While Justina appears to be eating well and she speaks clearly — something that wasn’t true when she entered Children’s — she hasn’t had anything approaching the turnaround clinicians hoped for.
In filing medical child abuse charges against the parents, Children’s staff alleged that the parents ignored Justina’s mental health needs and sought unnecessary medical interventions. But the extensive psychological services offered to the teenager over 16 months do not appear to have improved her physical ailments.
Marylou Sudders, a former state mental health commissioner who now teaches at Boston College, said it appeared that Justina’s condition “plateaued,” and there was no reason to keep holding her.
The attention to Justina’s case has prompted considerable soul searching within the medical profession over how to avoid the missteps that hardened the standoff between providers and the parents.
One issue: that an excessive focus on naming a diagnosis in murky, complex cases is more likely to bring fireworks than clarity.
Dr. Danya Glaser, a British psychiatrist and coauthor of an influential paper on medical child abuse published this year in the medical journal The Lancet, suggested it might be more productive for physicians to accept that some cases involve “medically unexplained conditions” rather than insisting on a diagnosis for which there is little objective support.
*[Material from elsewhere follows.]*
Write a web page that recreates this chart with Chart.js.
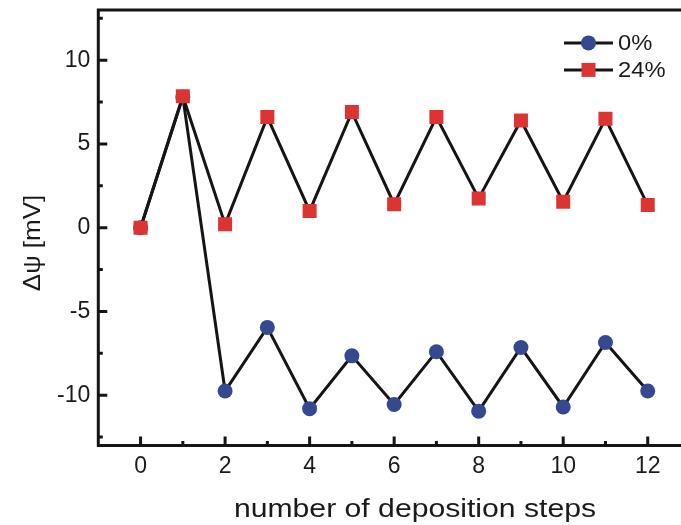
<!DOCTYPE html>
<html>
<head>
<meta charset="utf-8">
<script src="https://cdn.jsdelivr.net/npm/chart.js@4.4.1/dist/chart.umd.min.js"></script>
<style>
  html, body { margin: 0; padding: 0; background: #fff; overflow: hidden; }
  #wrap { width: 681px; height: 525px; overflow: hidden; position: relative; }
  #chart { position: absolute; left: 0; top: 0; }
</style>
</head>
<body>
<div id="wrap"><canvas id="chart" width="700" height="525"></canvas></div>
<script>
// deposition step number
const steps = [0, 1, 2, 3, 4, 5, 6, 7, 8, 9, 10, 11, 12];
// potential change for the two compositions, mV
const dpsi0 = [0, 7.8, -9.75, -5.95, -10.8, -7.65, -10.55, -7.4, -10.95, -7.15, -10.7, -6.85, -9.75];
const dpsi24 = [0, 7.85, 0.2, 6.6, 1.0, 6.9, 1.4, 6.6, 1.75, 6.4, 1.55, 6.5, 1.35];

const seriesNames = ["0%", "24%"];
const xTicks = [0, 2, 4, 6, 8, 10, 12];
const xMinor = [1, 3, 5, 7, 9, 11, 13];
const yTicks = [-10, -5, 0, 5, 10];
const yMinor = [-12.5, -7.5, -2.5, 2.5, 7.5, 12.5];

const blue = "#34498f";
const red = "#dc3431";
const ink = "#151515";
const font = "Liberation Sans, Arial, sans-serif";

// text drawn slightly wider than the font's natural width
function wideText(ctx, text, x, y, align, stretch, angle) {
  ctx.save();
  ctx.translate(x, y);
  if (angle) ctx.rotate(angle);
  ctx.scale(stretch, 1);
  ctx.textAlign = align;
  ctx.textBaseline = "alphabetic";
  ctx.fillText(text, 0, 0);
  ctx.restore();
}

// box frame, inward tick marks, axis titles and legend
const decorations = {
  id: "decorations",
  afterDraw(chart) {
    const { ctx, chartArea: a, scales: { x, y } } = chart;
    ctx.save();
    ctx.strokeStyle = ink;
    ctx.lineWidth = 3;
    ctx.lineCap = "square";
    ctx.beginPath();
    ctx.moveTo(a.left, a.top);
    ctx.lineTo(a.right, a.top);
    ctx.lineTo(a.right, a.bottom);
    ctx.lineTo(a.left, a.bottom);
    ctx.closePath();
    ctx.stroke();

    ctx.lineCap = "butt";
    ctx.beginPath();
    yTicks.forEach(v => { const p = y.getPixelForValue(v); ctx.moveTo(a.left, p); ctx.lineTo(a.left + 9, p); });
    yMinor.forEach(v => { const p = y.getPixelForValue(v); ctx.moveTo(a.left, p); ctx.lineTo(a.left + 4.5, p); });
    xTicks.forEach(v => { const p = x.getPixelForValue(v); ctx.moveTo(p, a.bottom); ctx.lineTo(p, a.bottom - 9); });
    xMinor.forEach(v => { const p = x.getPixelForValue(v); ctx.moveTo(p, a.bottom); ctx.lineTo(p, a.bottom - 4.5); });
    ctx.stroke();

    // axis titles
    ctx.fillStyle = "#1a1a1a";
    ctx.font = "26px " + font;
    wideText(ctx, "number of deposition steps", 415, 517, "center", 1.16);
    ctx.font = "24px " + font;
    wideText(ctx, "\u0394\u03c8 [mV]", 40, 243, "center", 1.08, -Math.PI / 2);

    // legend
    const lx = a.right - 126, ly = a.top + 33;
    seriesNames.forEach((name, i) => {
      const yy = ly + i * 27;
      ctx.strokeStyle = ink;
      ctx.lineWidth = 3;
      ctx.beginPath();
      ctx.moveTo(lx, yy);
      ctx.lineTo(lx + 49, yy);
      ctx.stroke();
      ctx.fillStyle = i === 0 ? blue : red;
      ctx.beginPath();
      if (i === 0) ctx.arc(lx + 24.5, yy, 7.5, 0, Math.PI * 2);
      else ctx.rect(lx + 17.5, yy - 7, 14, 14);
      ctx.fill();
      ctx.fillStyle = "#1a1a1a";
      ctx.font = "22px " + font;
      wideText(ctx, name, lx + 54, yy + 7.5, "left", 1.08);
    });
    ctx.restore();
  }
};

const toPoints = vals => steps.map((s, i) => ({ x: s, y: vals[i] }));

new Chart(document.getElementById("chart"), {
  type: "line",
  data: {
    datasets: [
      {
        label: seriesNames[1],
        data: toPoints(dpsi24),
        borderColor: ink,
        borderWidth: 3,
        pointStyle: "rect",
        pointRadius: 9.9,
        pointBackgroundColor: red,
        pointBorderWidth: 0,
        tension: 0
      },
      {
        label: seriesNames[0],
        data: toPoints(dpsi0),
        borderColor: ink,
        borderWidth: 3,
        pointStyle: "circle",
        pointRadius: 7.5,
        pointBackgroundColor: blue,
        pointBorderWidth: 0,
        tension: 0
      }
    ]
  },
  options: {
    responsive: false,
    animation: false,
    layout: { padding: { top: 7, right: 10, left: 0, bottom: 0 } },
    plugins: { legend: { display: false }, tooltip: { enabled: false } },
    scales: {
      x: {
        type: "linear",
        min: -1,
        max: 13,
        afterBuildTicks: s => { s.ticks = xTicks.map(v => ({ value: v })); },
        afterFit: s => { s.height = 79.5; s.paddingLeft = 0; s.paddingRight = 0; },
        grid: { display: false, drawTicks: false },
        border: { display: false },
        ticks: { padding: 7, color: "#1a1a1a", font: { family: font, size: 23 } }
      },
      y: {
        min: -13,
        max: 13,
        afterBuildTicks: s => { s.ticks = yTicks.map(v => ({ value: v })); },
        afterFit: s => { s.width = 98.3; s.paddingTop = 0; s.paddingBottom = 0; },
        grid: { display: false, drawTicks: false },
        border: { display: false },
        ticks: { padding: 8, color: "#1a1a1a", font: { family: font, size: 23 } }
      }
    }
  },
  plugins: [decorations]
});
</script>
</body>
</html>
“What becomes more and more important is the question of the child’s functioning, and how best to improve it, regardless of the question of diagnosis,” Glaser said in an e-mail interview. “This approach requires, however, a ‘buy-in’ by all professionals involved and a firm approach as parents are sometimes more keen on a diagnosis than on attempts to restore the child’s functioning.”
In Justina’s case, her parents objected angrily to the insistence of doctors at Children’s that the family accept a diagnosis of somatoform disorder, which is used to describe a patient with real symptoms that have no apparent physical or organic basis.
Another issue: When is it appropriate for hospitals to file medical child abuse charges? Because such cases can often be difficult to sort out and because hospital workers are mandated by law to report abuse suspicions, there can be a natural inclination to file allegations with the state early.
But more hospitals are talking about introducing summit meetings that include multiple providers, including those not directly involved in the case, to review issues before filing charges of medical child abuse.
Some child-welfare specialists said they wonder how Justina will fare if she faces continued publicity, as the Free Justina campaign talks about championing legislation to avoid cases like this.
Justina’s mother said her daughter’s original team of Tufts specialists are back in her life, including Dr. Mark Korson has resumed his leading role in her care as her metabolism specialist.
A child psychiatrist who has handled medical child abuse cases said such cases require deep sensitivity, including understanding how parents of children with chronic illnesses can behave, especially if they feel deeply misunderstood.
“Being the parent of a child with disabilities colors your role in the world,” he said. “You act in ways you hadn’t planned.”